Among the spate of vintage film beasties lies ‘The Wolfman’, originally made 1941 by George Waggner and starring Lon Chaney Jr as the titular lyanthrope. Along with Dracula and Frankenstein, he completes a trio that is firmly etched in our cultural consciousness. Director Joe Jonston (‘Jumanji’, ‘October Sky’, ‘Jurassic Park III’) steps up to revamp the creature after numerous directors of every persuasion joined up and eventally abandoned the project, including the slick music video maestro Mark Romanek, ‘Casino Royale’s Martin Campbell, ‘Shawshank Redemption’s Frank Darabont and others. It is an unpretentious film, quickly cutting to the (again, very literal) chase and offering up some truly enjoyable eye-candy, courtesy of creature designer extaordinare Rick Baker. But it could have been so much more, as it’s bumpy production history suggests.
Lawrence Talbot (Benicio Del Toro)’s childhood was smashed the night his mother died. As he grows up, he moves to America to forget, becoming a successful stage actor, and dissassociating himself from the sleepy village of Blackmoor that is his true home. But when his brother’s fiancée, Gwen Conliffe (Emily Blunt), tracks him down to help find her missing love, Talbot returns home to join the search. He learns that something with brute strength and insatiable bloodlust has been stalking and preying on the villagers. Meanwhile, a Scotland Yard inspector named Francis Aberline (Hugo Weaving), fresh from having overseen the Jack the Ripper murders just a few years prior, also arrives to investigate.

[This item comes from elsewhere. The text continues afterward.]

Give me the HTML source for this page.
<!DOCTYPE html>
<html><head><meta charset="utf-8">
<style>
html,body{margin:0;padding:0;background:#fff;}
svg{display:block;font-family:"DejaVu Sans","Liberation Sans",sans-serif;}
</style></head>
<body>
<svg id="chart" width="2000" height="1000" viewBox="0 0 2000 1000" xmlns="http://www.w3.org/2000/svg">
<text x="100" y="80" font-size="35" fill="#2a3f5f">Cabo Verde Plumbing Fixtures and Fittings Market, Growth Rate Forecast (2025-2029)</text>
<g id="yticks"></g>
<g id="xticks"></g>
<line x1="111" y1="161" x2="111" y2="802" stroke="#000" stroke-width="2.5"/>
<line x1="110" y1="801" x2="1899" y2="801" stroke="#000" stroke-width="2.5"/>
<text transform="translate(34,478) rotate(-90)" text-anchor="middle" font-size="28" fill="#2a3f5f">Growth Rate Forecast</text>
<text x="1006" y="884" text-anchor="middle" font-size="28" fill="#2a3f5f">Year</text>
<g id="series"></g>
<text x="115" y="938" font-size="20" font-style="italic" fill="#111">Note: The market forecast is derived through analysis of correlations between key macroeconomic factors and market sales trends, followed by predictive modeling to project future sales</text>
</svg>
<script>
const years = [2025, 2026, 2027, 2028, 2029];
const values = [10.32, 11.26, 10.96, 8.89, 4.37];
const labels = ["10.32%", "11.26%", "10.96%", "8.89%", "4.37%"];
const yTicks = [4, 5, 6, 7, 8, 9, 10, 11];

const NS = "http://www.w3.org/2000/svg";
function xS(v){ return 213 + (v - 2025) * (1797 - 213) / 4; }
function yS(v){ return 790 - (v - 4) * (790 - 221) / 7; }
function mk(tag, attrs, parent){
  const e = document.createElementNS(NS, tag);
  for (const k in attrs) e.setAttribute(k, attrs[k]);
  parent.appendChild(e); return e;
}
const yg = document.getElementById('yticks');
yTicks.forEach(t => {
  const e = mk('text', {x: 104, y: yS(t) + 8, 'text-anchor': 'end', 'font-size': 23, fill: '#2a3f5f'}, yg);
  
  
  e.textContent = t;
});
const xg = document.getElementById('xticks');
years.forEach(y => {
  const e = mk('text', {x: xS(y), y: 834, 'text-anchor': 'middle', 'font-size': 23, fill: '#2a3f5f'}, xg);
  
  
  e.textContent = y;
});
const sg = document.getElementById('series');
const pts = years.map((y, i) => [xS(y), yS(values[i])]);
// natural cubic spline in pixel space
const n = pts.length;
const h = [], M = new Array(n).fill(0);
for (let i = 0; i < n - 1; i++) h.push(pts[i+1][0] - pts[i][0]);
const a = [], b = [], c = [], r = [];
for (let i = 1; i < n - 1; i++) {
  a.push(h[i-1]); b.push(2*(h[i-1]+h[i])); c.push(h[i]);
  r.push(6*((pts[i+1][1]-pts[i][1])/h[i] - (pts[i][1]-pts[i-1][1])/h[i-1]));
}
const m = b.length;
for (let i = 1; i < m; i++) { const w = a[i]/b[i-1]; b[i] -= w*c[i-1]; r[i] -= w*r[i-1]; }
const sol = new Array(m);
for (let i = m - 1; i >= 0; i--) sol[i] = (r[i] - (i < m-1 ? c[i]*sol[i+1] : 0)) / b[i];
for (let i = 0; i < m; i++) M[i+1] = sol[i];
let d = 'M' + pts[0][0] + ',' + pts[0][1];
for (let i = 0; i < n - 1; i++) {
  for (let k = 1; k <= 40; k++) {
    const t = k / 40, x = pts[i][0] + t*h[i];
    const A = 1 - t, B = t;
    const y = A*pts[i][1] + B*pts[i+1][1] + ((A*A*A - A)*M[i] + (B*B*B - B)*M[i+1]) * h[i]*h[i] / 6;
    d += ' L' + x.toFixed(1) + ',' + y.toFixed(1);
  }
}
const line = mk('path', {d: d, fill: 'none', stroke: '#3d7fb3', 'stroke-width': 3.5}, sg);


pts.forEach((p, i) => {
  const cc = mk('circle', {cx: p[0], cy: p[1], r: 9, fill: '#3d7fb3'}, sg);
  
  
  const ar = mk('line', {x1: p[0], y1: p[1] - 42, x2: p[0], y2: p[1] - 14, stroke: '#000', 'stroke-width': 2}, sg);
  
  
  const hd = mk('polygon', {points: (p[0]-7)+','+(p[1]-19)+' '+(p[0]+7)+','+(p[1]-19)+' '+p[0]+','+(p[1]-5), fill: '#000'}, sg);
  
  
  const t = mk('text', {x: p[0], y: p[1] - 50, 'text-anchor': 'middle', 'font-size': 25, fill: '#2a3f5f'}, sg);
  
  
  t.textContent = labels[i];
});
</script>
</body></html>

As Lawrence attempts to stitch the gory puzzle together, harried by his ambivalent and callous father Sir John Talbot (Antony Hopkins) he learns of an ancient curse that turns the afflicted into werewolves when the moon is full. Talbot must destroy the vicious creature in the woods surrounding Blackmoor if he’s to guarantee Gwen’s safety. But as he hunts for the nightmarish beast, he discovers a most unpleasant secret about himself.
The transformations are ingeniously put together and great fun to watch, the pace is nice and brisk, and the action sizzles. And the actors do some fine work with dramatically spare material, none of them phoning in a performance or resorting to lazy tics, but instead doing their best to craft finely tuned archetypes as possible. But the Victorian setting, coupled with a classic monster, could have yielded something far more interesting. But perhaps it’s just that we’ve been spoilt by Guy Ritchie’s superb ‘Sherlock Holmes’, which makes the best possible use of the old and the new in a glorious mish-mash, that one expects something equally inspired from a Victorian genre piece (and there have been a lot of them recently, haven’t there? If you count ‘Dorian Gray’ as well…).
But it never pretends to be anything that it’s not, which is a relief. The glossy sheen of the cinematography makes everything look slightly cheap, but in a way, this adds to the film’s lurid, pulpy origins. And getting a double werewolf battle in the end is almost worth the price of admission. Promises of a sequel are dangled towards the end, and one hopes that, with a more relaxed production schedule, it could truly amount to something great.